14 июня 2016
647

«Актрисам было сложно произнести это со сцены, я буквально их упрашивал»

Режиссер Дени Майфер в разговоре с Анной Ильдатовой о сложностях перевода с французского на казанский

текст: Анна Ильдатова
Detailed_picture© Рамис Назмиев

11 июня в Казани прошла премьера эскизного спектакля по пьесе Паскаля Рамбера «Предел любви», который поставил швейцарский режиссер с богатым театральным опытом, работавший когда-то ассистентом Патриса Шеро, Дени Майфер. Эта работа была представлена в рамках лаборатории «Город АРТ-подготовка». Перед премьерой Анна Ильдатова расспросила Майфера о его прошлом и настоящем русском опыте.

— Вы раньше бывали в России?

— Да, мне кажется, последний раз в 2007 году. Это был обмен между швейцарскими и российскими актерами, спектакль, который мы уже делали в Швейцарии. А примерно двадцать лет назад я приезжал на две-три недели, чтобы посмотреть, как работает Анатолий Васильев. Я вроде как был его ассистентом, но я просто сидел и смотрел, что и как он делает.

— А почему для работы с коллективом Казанского ТЮЗа вы выбрали «Предел любви» Паскаля Рамбера, пьесу о расставании супружеской пары?

— Мне импонирует Рамбер, я уже ставил в Швейцарии его «Озеро», и я хотел посмотреть, чего могу добиться с его драматургией в России. Я разделил текст «Предела любви» на восемь частей: в тексте Рамбера их две, в одной говорит женщина, в другой — мужчина, у нас — четыре женщины и четверо мужчин. Это фантастика — наблюдать, как кто-то говорит о расставании в течение сорока минут. Наверное, способ Рамбера говорить о любви не везде понятен, но ситуация, им описанная, одинакова везде: разрыв. Завязка ясна, реалистична, но история развивается непросто, это настоящий театр. И для меня это работа о том, как вообще заниматься театром, как через текст задавать вопросы любого рода о нашей профессии. И одновременно очень эмоциональная история. Я чувствую, что некоторым актерам этот текст совсем не нравится, но они сами очень хороши, и это спасает ситуацию.

— Насколько я понимаю, у вас было не очень много времени на репетиции…

— Да, но мне нравится работать быстро.

Французские актеры так любят именно текст, слова, и часто это выглядит по-дурацки. Они играют язык. Они думают, что французский — главный язык на планете, а Париж — главный город.

— А ведь Рамбер сам ставил «Предел любви» несколько лет назад в МХТ. Вы видели этот спектакль?

— Не весь, только отрывки.

— Мне кажется, что тексты Рамбера по-брехтовски театральны, диалектичны. А для здешнего актера, который воспитан на психологической школе русского театра, этот текст может быть сложен, пьеса сконструирована очень рационально, это система, в которую нужно себя затолкнуть.

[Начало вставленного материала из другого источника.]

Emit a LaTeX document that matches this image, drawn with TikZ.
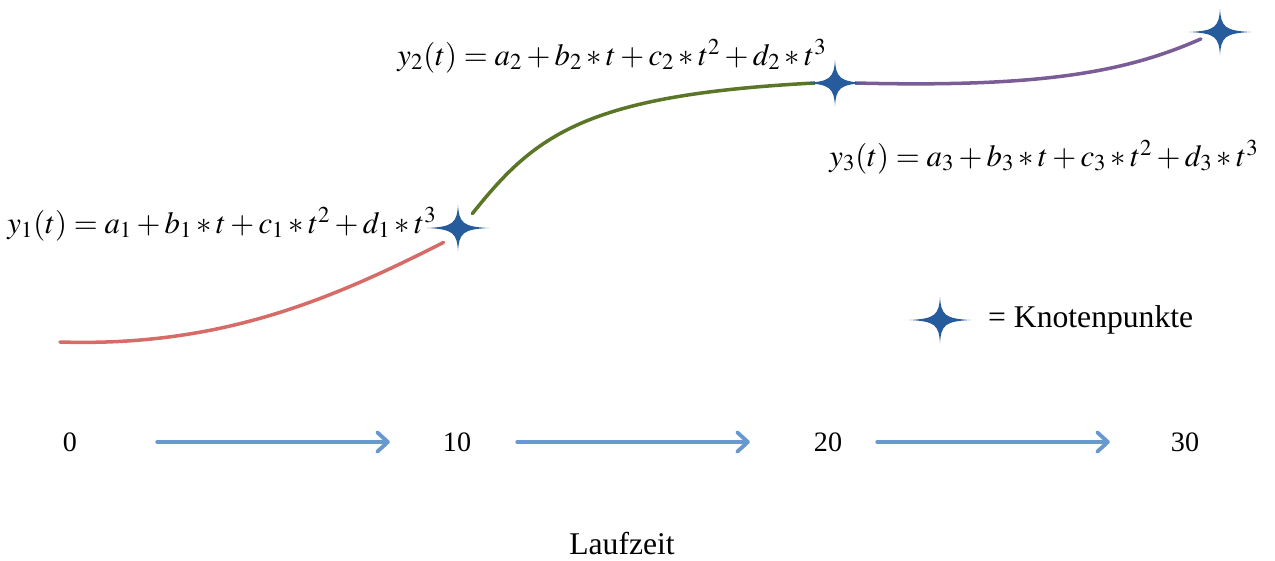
\documentclass[tikz,border=0pt]{standalone}
\usepackage{mathptmx}
\usepackage{fontspec}
\setmainfont{Liberation Serif}
\usepackage{xcolor}
\usepackage{tikz}
\usetikzlibrary{arrows.meta, calc}
\definecolor{knotblue}{RGB}{38, 92, 156}
\definecolor{splinered}{RGB}{214, 108, 104}
\definecolor{splinegreen}{RGB}{92, 118, 40}
\definecolor{splinepurple}{RGB}{122, 92, 150}
\definecolor{arrowblue}{RGB}{104, 152, 206}

\tikzset{
  knot/.style={circle, minimum size=0.8cm, inner sep=0pt},
  spline/.style={line width=2pt, line cap=round},
  eqn/.style={font=\fontsize{17.5}{20}\selectfont},
  num/.style={font=\fontsize{16}{19}\selectfont},
  txt/.style={font=\fontsize{18}{21}\selectfont},
  timearrow/.style={arrowblue, line width=2.2pt, line cap=round,
    -{Straight Barb[length=6pt, width=11pt, round]}}
}

% vierzackiger Stern auf einem Knoten
\newcommand{\knotstar}[1]{%
  \begin{scope}[shift={(#1)}]
    \fill[knotblue] (-31,0) .. controls (-5,-1.2) and (-1.2,-5) .. (0,-23)
      .. controls (1.2,-5) and (5,-1.2) .. (31,0)
      .. controls (5,1.2) and (1.2,5) .. (0,23)
      .. controls (-1.2,5) and (-5,1.2) .. (-31,0) -- cycle;
  \end{scope}}

\begin{document}
\begin{tikzpicture}[x=0.02cm, y=-0.02cm]
    \useasboundingbox (0,0) rectangle (1275,561);

    % Knotenpunkte
    \node[knot] (k1) at (458,228) {};
    \node[knot] (k2) at (835,83) {};
    \node[knot] (k3) at (1220,32) {};
    \coordinate (start) at (60,342);

    % Splines
    \draw[spline, splinered] (start) .. controls (220,347) and (330,300) .. (k1.south west);
    \draw[spline, splinegreen] (k1.north east) .. controls (535,135) and (585,95) .. (k2.west);
    \draw[spline, splinepurple] (k2.east) .. controls (1050,88) and (1130,70) .. (k3.200);

    \knotstar{k1}
    \knotstar{k2}
    \knotstar{k3}

    % Gleichungen
    \node[eqn] (eq1) at (222,224) {$y_1(t) = a_1 + b_1 * t + c_1 * t^2 + d_1 * t^3$};
    \node[eqn] (eq2) at (612,56) {$y_2(t) = a_2 + b_2 * t + c_2 * t^2 + d_2 * t^3$};
    \node[eqn] (eq3) at (1044,157) {$y_3(t) = a_3 + b_3 * t + c_3 * t^2 + d_3 * t^3$};

    % Legende
    \node[knot] (leg) at (940,320) {};
    \knotstar{leg}
    \node[txt, anchor=west] (legtext) at (982,320) {= Knotenpunkte};

    % Zeitachse
    \node[num] (t0) at (70,442) {0};
    \node[num] (t10) at (457,442) {10};
    \node[num] (t20) at (828,442) {20};
    \node[num] (t30) at (1185,442) {30};
    \draw[timearrow, shorten <=1.48cm, shorten >=0.94cm] (t0) -- (t10);
    \draw[timearrow, shorten <=0.8cm, shorten >=1.16cm] (t10) -- (t20);
    \draw[timearrow, shorten <=0.58cm, shorten >=1.1cm] (t20) -- (t30);
    \node[txt] (laufzeit) at (622,544) {Laufzeit};
\end{tikzpicture}
\end{document}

— Да, я думаю, что такой тип пьесы, как у Рамбера, появился во французской культуре очень давно, во времена Просвещения. Когда все должно было быть ясно, как в математике. Это традиция, которая идет от Расина, продолжается в XX веке Бернаром-Мари Кольтесом, и, мне кажется, Рамбер следует ей. В такой пьесе актер не может играть свою роль как что-то до конца свое. И ты должен быть очень точным в том, что и как ты говоришь, потому что такие слова человек редко произнесет в реальной жизни. Речь идет об очень мощных чувствах — о ярости, отчаянии, ревности. Но актер практически не должен играть текст — это было бы ужасно. Нужно найти какой-то другой путь и положить на него текст. И вы правы, может, российские актеры не очень к этому привыкли. Но в каком-то смысле и французские тоже. Потому что французские актеры так любят именно текст, слова, и часто это выглядит по-дурацки. И тогда они играют не текст, они играют язык. Они думают, что французский — главный язык на планете, а Париж — главный город.

— Как вы работаете с актерами в Казани?

— Я даю им по двадцать минут, а потом десять я говорю сам, но не «сделай это так, а это произнеси так!». Нет, я стараюсь указать им путь. Я плохо понимаю язык, но мне кажется, что на репетициях я практически всегда точно знаю, где была проблема и как это можно поправить и изменить. Это очень ответственная задача, потому что со мной работает переводчик. Актеры сконцентрированы на информации, они могут не слышать интонации, того, что между строк. И мне нужно всегда стараться четко и ясно выражать то, что я хочу.

— И все-таки не трудновата ли эта пьеса для первого знакомства?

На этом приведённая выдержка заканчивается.